4. If you want to pre-tip a concierge to snag you theater seats, most travelers say the amount of the tip ought to be proportional to how difficult the seats are to get. But it also helps to know a technique or two for pre-tipping. Frequent traveler and former hospitality employee Jon Wyler notes that one time in New York he approached his concierge about getting tickets for a Broadway show “that was supposedly sold out” and that’s what the concierge told him, but Wyler says he “found this surprising because [the concierge] just checked his computer [and] didn't make any calls. I slipped $10 onto the counter and he said ‘let me have a look again’. I put another $10 down and told him to let me know. Thirty minutes later he calls me in my room asking if I'm interested in center seats, fourth row.”

5. If you don’t feel like doling out cash at your hotel, there’s one non-monetary tip in particular that might pack appeal, Holovacs says. “Hotels do not run on electricity and hot water.  They run primarily on coffee. Even if the employee you are trying to thank with a coffee shop gift card isn’t a fan, they will say thank you and think of someone they know that can use it.”

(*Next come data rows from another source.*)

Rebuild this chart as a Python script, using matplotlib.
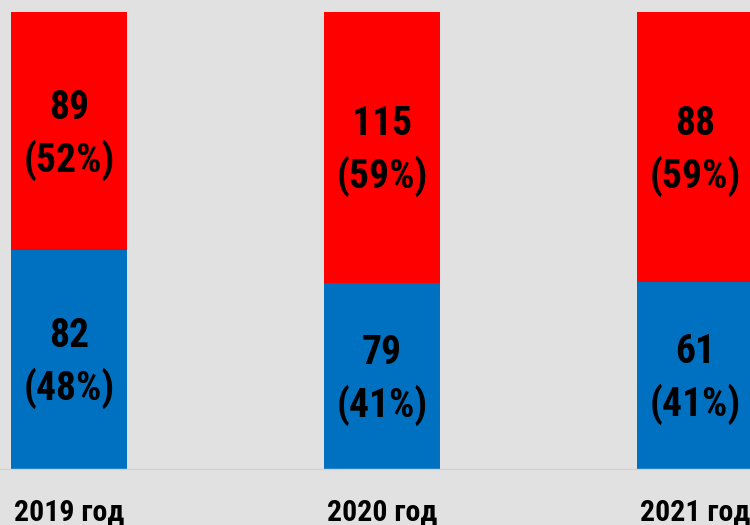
import matplotlib
matplotlib.use("Agg")
import matplotlib.pyplot as plt
import matplotlib.transforms as mtransforms
import numpy as np

categories = ["2019 год", "2020 год", "2021 год"]
blue_values = [82, 79, 61]
red_values = [89, 115, 88]

BLUE = "#0070c0"
RED = "#ff0000"
BG = "#e1e1e1"
FONT = ["Roboto Condensed", "PT Sans Narrow", "DejaVu Sans"]

W, H = 750, 525
fig = plt.figure(figsize=(7.5, 5.25), dpi=100, facecolor=BG)

bottom_px, top_px = 469, 12
ax = fig.add_axes([0, 1 - bottom_px / H, 1, (bottom_px - top_px) / H])
ax.set_facecolor(BG)

x = np.arange(len(categories))
blue = np.array(blue_values, dtype=float)
red = np.array(red_values, dtype=float)
tot = blue + red
bf = blue / tot
rf = red / tot

width = 0.37
ax.bar(x, bf, width=width, color=BLUE, edgecolor="none")
ax.bar(x, rf, width=width, bottom=bf, color=RED, edgecolor="none")

PX = 0.72  # points per pixel at 100 dpi


def pair(xc, yc, top, bottom):
    ax.annotate(top, (xc, yc), xytext=(0, 12 * PX), textcoords="offset points",
                ha="center", va="baseline", fontsize=28.5, fontweight="bold",
                family=FONT, color="black")
    ax.annotate(bottom, (xc, yc), xytext=(0, -40.5 * PX), textcoords="offset points",
                ha="center", va="baseline", fontsize=28.5, fontweight="bold",
                family=FONT, color="black")


for i in range(len(x)):
    pair(x[i], bf[i] / 2, f"{blue_values[i]}", f"({round(bf[i]*100)}%)")
    pair(x[i], bf[i] + rf[i] / 2, f"{red_values[i]}", f"({round(rf[i]*100)}%)")

c0, sp = 69, 313
ax.set_xlim(-c0 / sp, (W - c0) / sp)
ax.set_ylim(0, 1)
for s in ["top", "right", "left"]:
    ax.spines[s].set_visible(False)
ax.spines["bottom"].set_color("#d2d2d2")
ax.spines["bottom"].set_linewidth(1)
ax.set_yticks([])
ax.set_xticks([])

trans = mtransforms.blended_transform_factory(ax.transData, fig.transFigure)
for i, c in enumerate(categories):
    ax.text(x[i], 1 - 520 / H, c, transform=trans, ha="center", va="baseline",
            fontsize=21.5, fontweight="bold", family=FONT, color="black",
            clip_on=False)

fig.savefig("out.png", dpi=100, facecolor=BG)
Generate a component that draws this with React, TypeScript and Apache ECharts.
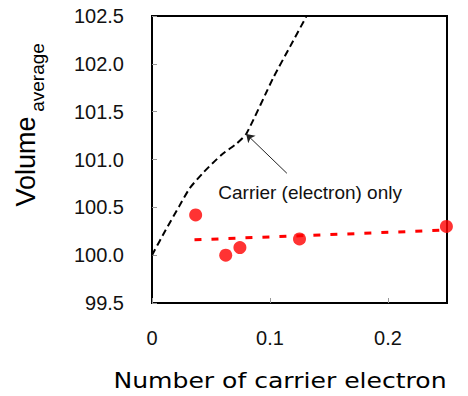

6. Upon discovering that the taxi line outside her hotel was so long that she was in danger of missing her flight, business traveler Teri Gault “went back into the lobby, with $20, handed it to a bellman, and asked him if there was a way to get in a car without waiting in that line. He made a call, and a car service pulled up immediately for us, and he took our bags out for us to the car. Twenty dollars well spent to make our flight, and the car service ended up costing what the taxis cost.”

7. While in the Middle East, “savvy travelers recognize a service charge when they see it on a restaurant bill and mostly don't tip,” notes Sally Treadwell, “but the waiters -- often working desperately to send money home to families -- usually don't see a penny of that. So a very discreet tip for good service is appropriate and appreciated. She adds that in Europe, “waiters love Americans because they often tip the same way they would in the U.S. But waiters are actually paid more of a living wage there, so 10 percent is fine in the average restaurant.”

8. Shuttle van tipping can be perplexing, but Gault suggests “if it's late, and you're taking a free shuttle, like from a hotel to a restaurant, tip in advance about $3, and say something like, ‘I'll be getting some more cash in here, and tip you more when you pick us up, but I wanted to give you this for now.’ Then, plan on tipping more on pickup. That way, they're motivated to be sure to pick you up, and not leave you stranded at the end of their night.”

9. If you’re unsure about what to tip while on guided sports activities, world traveler Erin Michelson, who has been on kayaking, diving, and jungle hiking trips, among others, says “for these I always tip between 5-10% of the trip cost, especially if the guide is in charge of your physical safety and really works to ensure your trip is safe and enjoyable. I usually split the tip 5% to the head guide and 5% to the crew.” For more garden-variety day tours, she says she gives “a straight $5- $10 a day for a guide that performs his or her job well, provides a lot of good information, and patiently answers questions.”

10. Tipping a tour guide can reap other rewards, too, says Angela Lyda, senior editor, at Travel-Ticker.com. “Many tour guides are locals who really know the ins and outs of the destination and often offer their services with little personal financial gain. So, tipping is not only a good gesture, but can lead to some great money-saving advice for your trip. When I was in Peru, we tipped our tour guide 15% and at the end of our tour, he arranged for a car service to take us to the Lima airport the next day for 50% less than what we'd pay in a regular taxi. We got better service in a nicer car for cheap.”